Cuts
Spain’s new Government ‘confident’ of getting country back on track
AP
12/23/2011
Rajoy this week pledged fresh austerity cuts and may announce further measures Friday after the first weekly Cabinet meeting.
Spain's newly sworn-in cabinet ministers. Photo: EITB
Spain's new Employment Minister Fatima Bañez says she is optimistic a new reform accord can be reached with employers and unions to help get the country's near 5 million jobless back to work.
Banez told Spanish National Radio she "will go all the way to seek an agreement with them to find the best way to make a labor reform that will truly create employment.''
She was speaking shortly before Friday's first Cabinet meeting under new conservative Government President Mariano Rajoy.
Rajoy has ordered unions and employers to come up with an agreement by early January, saying that otherwise the government would impose its own measures.
Spain has the highest unemployment rate of the 17 countries that use the euro at 21.5 percent.

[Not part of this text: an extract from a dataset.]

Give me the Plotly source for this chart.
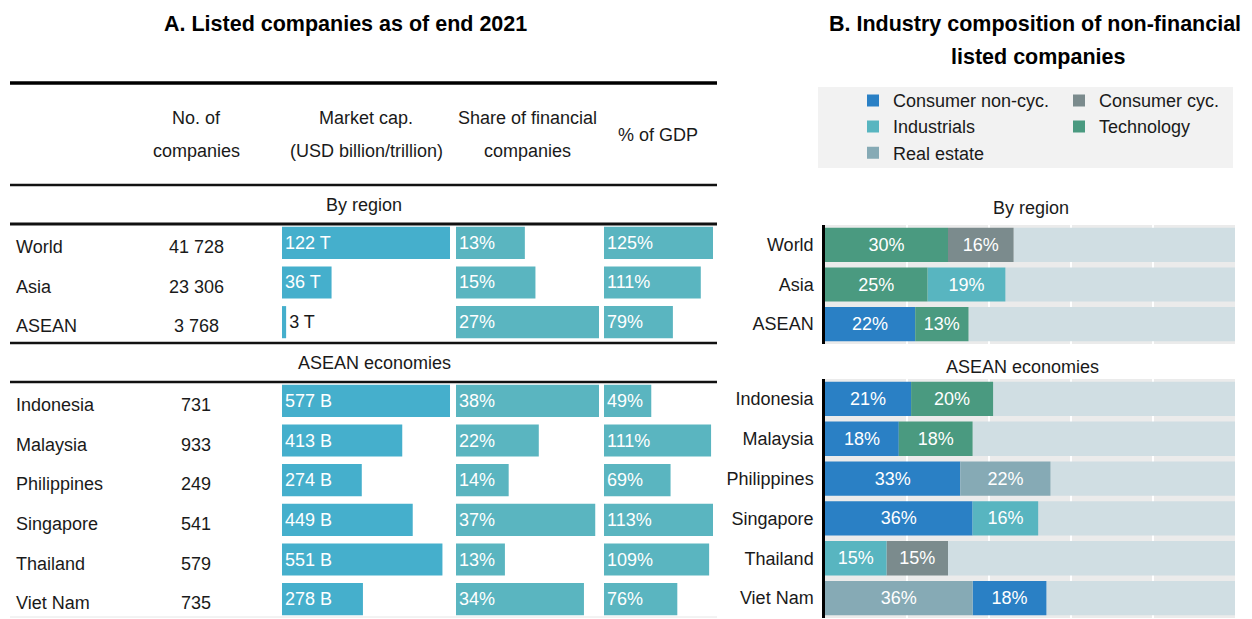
import plotly.graph_objects as go

# ---------------- Data ----------------
# Panel A: listed companies as of end 2021
region_names = ["World", "Asia", "ASEAN"]
region_companies = [41728, 23306, 3768]
region_mcap = [122, 36, 3]            # USD trillion
region_mcap_unit = " T"
region_fin_share = [13, 15, 27]       # %
region_gdp = [125, 111, 79]           # % of GDP

econ_names = ["Indonesia", "Malaysia", "Philippines", "Singapore", "Thailand", "Viet Nam"]
econ_companies = [731, 933, 249, 541, 579, 735]
econ_mcap = [577, 413, 274, 449, 551, 278]   # USD billion
econ_mcap_unit = " B"
econ_fin_share = [38, 22, 14, 37, 13, 34]
econ_gdp = [49, 111, 69, 113, 109, 76]

column_headers = ["No. of\ncompanies", "Market cap.\n(USD billion/trillion)",
                  "Share of financial\ncompanies", "% of GDP"]
section_titles = ["By region", "ASEAN economies"]
title_a = "A. Listed companies as of end 2021"
title_b = "B. Industry composition of non-financial\nlisted companies"

# Panel B: two largest sectors (share of non-financial listed companies, %)
sectors = ["Consumer non-cyc.", "Consumer cyc.", "Industrials", "Technology", "Real estate"]
region_top1_sector = ["Technology", "Technology", "Consumer non-cyc."]
region_top1_share = [30, 25, 22]
region_top2_sector = ["Consumer cyc.", "Industrials", "Technology"]
region_top2_share = [16, 19, 13]
econ_top1_sector = ["Consumer non-cyc.", "Consumer non-cyc.", "Consumer non-cyc.",
                    "Consumer non-cyc.", "Industrials", "Real estate"]
econ_top1_share = [21, 18, 33, 36, 15, 36]
econ_top2_sector = ["Technology", "Technology", "Real estate", "Industrials",
                    "Consumer cyc.", "Consumer non-cyc."]
econ_top2_share = [20, 18, 22, 16, 15, 18]

# ---------------- Styles ----------------
W, H = 1252, 619
def px(x): return x / W
def py(y): return 1 - y / H

FONT = "Liberation Sans, Arial, sans-serif"
FS = 18          # body text size
FS_T = 21.5      # title size
INK = "#1a1a1a"
MCAP_COLOR = "#45afcc"
PCT_COLOR = "#5ab5c0"
REST_COLOR = "#d0dee3"
PLOT_BG_B = "#ebebeb"
sector_colors = {
    "Consumer non-cyc.": "#2a80c5",
    "Consumer cyc.": "#7b8b8d",
    "Industrials": "#58b5c0",
    "Technology": "#4a9a80",
    "Real estate": "#86aab5",
}

def fmt_int(n):
    return f"{n:,}".replace(",", " ")

fig = go.Figure()
annotations = []
shapes = []

# ---------------- Panel A ----------------
col_dom = [(282, 450), (456, 599), (604, 713)]
sections_a = [
    dict(names=region_names, n=region_companies,
         cols=[(region_mcap, "%{value}" + region_mcap_unit, MCAP_COLOR),
               (region_fin_share, "%{value}%", PCT_COLOR),
               (region_gdp, "%{value}%", PCT_COLOR)],
         yaxis="y", xaxes=["x", "x2", "x3"], ydom=(223, 342)),
    dict(names=econ_names, n=econ_companies,
         cols=[(econ_mcap, "%{value}" + econ_mcap_unit, MCAP_COLOR),
               (econ_fin_share, "%{value}%", PCT_COLOR),
               (econ_gdp, "%{value}%", PCT_COLOR)],
         yaxis="y2", xaxes=["x4", "x5", "x6"], ydom=(381, 619)),
]

layout_axes = {}
for sec in sections_a:
    names = sec["names"]
    ykey = "yaxis" + sec["yaxis"][1:]
    layout_axes[ykey] = dict(domain=[py(sec["ydom"][1]), py(sec["ydom"][0])],
                             type="category", categoryarray=names,
                             range=[len(names) - 0.5, -0.5], visible=False,
                             anchor=sec["xaxes"][0], fixedrange=True)
    for (vals, tmpl, color), xa, dom in zip(sec["cols"], sec["xaxes"], col_dom):
        vmax = max(vals)
        pos = ["inside" if v / vmax > 0.15 else "outside" for v in vals]
        tcol = ["white" if p == "inside" else INK for p in pos]
        fig.add_trace(go.Bar(
            x=vals, y=names, orientation="h", xaxis=xa, yaxis=sec["yaxis"],
            width=0.81, marker=dict(color=color, line=dict(width=0)),
            texttemplate=tmpl, textposition=pos, insidetextanchor="start",
            textfont=dict(color=tcol, size=FS, family=FONT),
            constraintext="none", cliponaxis=False,
            showlegend=False, hoverinfo="skip"))
        xkey = "xaxis" + (xa[1:] if len(xa) > 1 else "")
        layout_axes[xkey] = dict(domain=[px(dom[0]), px(dom[1])], range=[0, vmax],
                                 visible=False, anchor=sec["yaxis"], fixedrange=True)
    # row labels and counts
    for name, n in zip(names, sec["n"]):
        annotations.append(dict(text=name, x=px(14), xref="paper", xanchor="left",
                                y=name, yref=sec["yaxis"], yshift=-4,
                                showarrow=False, font=dict(size=FS, color=INK, family=FONT)))
        annotations.append(dict(text=fmt_int(n), x=px(196), xref="paper", xanchor="center",
                                y=name, yref=sec["yaxis"], yshift=-4,
                                showarrow=False, font=dict(size=FS, color=INK, family=FONT)))

# column headers
head_x = [196, 366, 527, 658]
for txt, hx in zip(column_headers, head_x):
    lines = txt.split("\n")
    ys = [135] if len(lines) == 1 else [118, 151]
    for line, hy in zip(lines, ys):
        annotations.append(dict(text=line, x=px(hx), y=py(hy), xref="paper", yref="paper",
                                xanchor="center", yanchor="middle", showarrow=False,
                                font=dict(size=FS, color=INK, family=FONT)))
# section titles in panel A
for txt, (sx, sy) in zip(section_titles, [(364, 205), (375, 363)]):
    annotations.append(dict(text=txt, x=px(sx), y=py(sy), xref="paper", yref="paper",
                            xanchor="center", yanchor="middle", showarrow=False,
                            font=dict(size=FS, color=INK, family=FONT)))
# table rules
for yy, lw, col in [(83, 3.5, "#000"), (185, 2.5, "#111"), (224, 3, "#111"),
                    (343, 2.5, "#111"), (382, 2.5, "#111"), (617, 1, "#e6e6e6")]:
    shapes.append(dict(type="line", xref="paper", yref="paper", x0=px(10), x1=px(717),
                       y0=py(yy), y1=py(yy), line=dict(color=col, width=lw)))

# title A
annotations.append(dict(text="<b>" + title_a + "</b>", x=px(345), y=py(24), xref="paper",
                        yref="paper", xanchor="center", yanchor="middle", showarrow=False,
                        font=dict(size=FS_T, color="#000", family=FONT)))

# ---------------- Panel B ----------------
sections_b = [
    dict(names=region_names, s1=region_top1_sector, v1=region_top1_share,
         s2=region_top2_sector, v2=region_top2_share, xaxis="x7", yaxis="y3",
         ydom=(225, 344), legend=False),
    dict(names=econ_names, s1=econ_top1_sector, v1=econ_top1_share,
         s2=econ_top2_sector, v2=econ_top2_share, xaxis="x8", yaxis="y4",
         ydom=(379, 618), legend=True),
]
legend_ids = ["legend", "legend2", "legend3", "legend4", "legend5"]
legend_pos = [(895, 100.7), (1101, 100.7), (895, 126.7), (1101, 126.7), (895, 153)]

for sec in sections_b:
    names = sec["names"]
    used = [a + b for a, b in zip(sec["v1"], sec["v2"])]
    fig.add_trace(go.Bar(
        x=[100 - u for u in used], base=used, y=names, orientation="h",
        xaxis=sec["xaxis"], yaxis=sec["yaxis"], width=0.86,
        marker=dict(color=REST_COLOR, line=dict(width=0)),
        showlegend=False, hoverinfo="skip"))
    for s, lid in zip(sectors, legend_ids):
        xs, bases = [], []
        for i in range(len(names)):
            if sec["s1"][i] == s:
                xs.append(sec["v1"][i]); bases.append(0)
            elif sec["s2"][i] == s:
                xs.append(sec["v2"][i]); bases.append(sec["v1"][i])
            else:
                xs.append(None); bases.append(0)
        fig.add_trace(go.Bar(
            x=xs, base=bases, y=names, orientation="h", name=s,
            xaxis=sec["xaxis"], yaxis=sec["yaxis"], width=0.86,
            marker=dict(color=sector_colors[s], line=dict(width=0)),
            texttemplate="%{value}%", textposition="inside", insidetextanchor="middle",
            textfont=dict(color="white", size=FS, family=FONT), constraintext="none",
            legendgroup=s, legend=lid, showlegend=sec["legend"], hoverinfo="skip"))
    xkey = "xaxis" + sec["xaxis"][1:]
    ykey = "yaxis" + sec["yaxis"][1:]
    layout_axes[xkey] = dict(domain=[px(825), px(1235)], range=[0, 100], anchor=sec["yaxis"],
                             showgrid=True, gridcolor="white", gridwidth=2, dtick=20, tick0=0,
                             showticklabels=False, zeroline=False, showline=False, ticks="",
                             fixedrange=True)
    layout_axes[ykey] = dict(domain=[py(sec["ydom"][1]), py(sec["ydom"][0])], type="category",
                             categoryarray=names, range=[len(names) - 0.5, -0.5],
                             anchor=sec["xaxis"], showline=True, linecolor="#000", linewidth=2.5,
                             ticks="", ticklabelstandoff=5, showgrid=False, zeroline=False,
                             tickfont=dict(size=FS, color=INK, family=FONT), fixedrange=True)
    shapes.append(dict(type="rect", xref=sec["xaxis"] + " domain", yref=sec["yaxis"] + " domain",
                       x0=0, x1=1, y0=0, y1=1, fillcolor=PLOT_BG_B, line=dict(width=0),
                       layer="below"))

# section titles in panel B
for txt, (sx, sy) in zip(section_titles, [(1031, 208), (1022, 367)]):
    annotations.append(dict(text=txt, x=px(sx), y=py(sy), xref="paper", yref="paper",
                            xanchor="center", yanchor="middle", showarrow=False,
                            font=dict(size=FS, color=INK, family=FONT)))
# title B
for line, (tx, ty) in zip(title_b.split("\n"), [(1035, 24), (1038, 57)]):
    annotations.append(dict(text="<b>" + line + "</b>", x=px(tx), y=py(ty), xref="paper",
                            yref="paper", xanchor="center", yanchor="middle", showarrow=False,
                            font=dict(size=FS_T, color="#000", family=FONT)))
# legend box
shapes.append(dict(type="rect", xref="paper", yref="paper", x0=px(818), x1=px(1233),
                   y0=py(168), y1=py(87), fillcolor="#f2f2f2", line=dict(width=0), layer="below"))

legends = {}
for lid, (lx, ly) in zip(legend_ids, legend_pos):
    legends[lid] = dict(x=px(lx - 42), y=py(ly), xanchor="left", yanchor="middle",
                        xref="paper", yref="paper", bgcolor="rgba(0,0,0,0)",
                        borderwidth=0, orientation="v",
                        font=dict(size=FS, color=INK, family=FONT))

fig.update_layout(
    width=W, height=H, margin=dict(l=0, r=0, t=0, b=0),
    paper_bgcolor="white", plot_bgcolor="rgba(0,0,0,0)",
    barmode="overlay", font=dict(family=FONT, color=INK),
    annotations=annotations, shapes=shapes, **layout_axes, **legends,
)

fig.write_html("out.html", config={"displayModeBar": False},
               post_script="document.body.style.margin='0';document.body.style.overflow='hidden';")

Meanwhile, Spain's new Economy Minister Luis de Guindos said he was confident the country would emerge from its severe economic crisis, but failed to outline any new measures to help the ailing economy.
De Guindos said Spain "will return to the levels of prosperity that we should never have lost'' and that the country would regain "sufficient growth to generate jobs, which has to be the government's number one priority.''
New conservative Prime Minister Mariano Rajoy named the cabinet Wednesday and it was de Guindos' appointment that raised the most eyebrows, given that he once held a presiding post in Spain and Portugal for US investment bank Lehman Brothers, whose collapse helped spark the international financial crisis.
Rajoy this week pledged fresh austerity cuts totaling €16.5 billion ($21.6 billion) and promised reforms to encourage companies to hire and tax breaks for small and medium-sized firms that make up the bulk of the economy. He also laid out his intention to trim government personnel with a hiring freeze for most civil servant groups.
His government may announce further measures Friday after the first weekly Cabinet meeting.
Rajoy's party replaced the Socialists, who under Jose Luis Rodriguez Zapatero had been in office since 2004.
Spain has already made sharp cuts to its national spending and introduced several reforms under Zapatero in a bid to convince investors and the European Union, but the measures have so far failed to reboot the economy.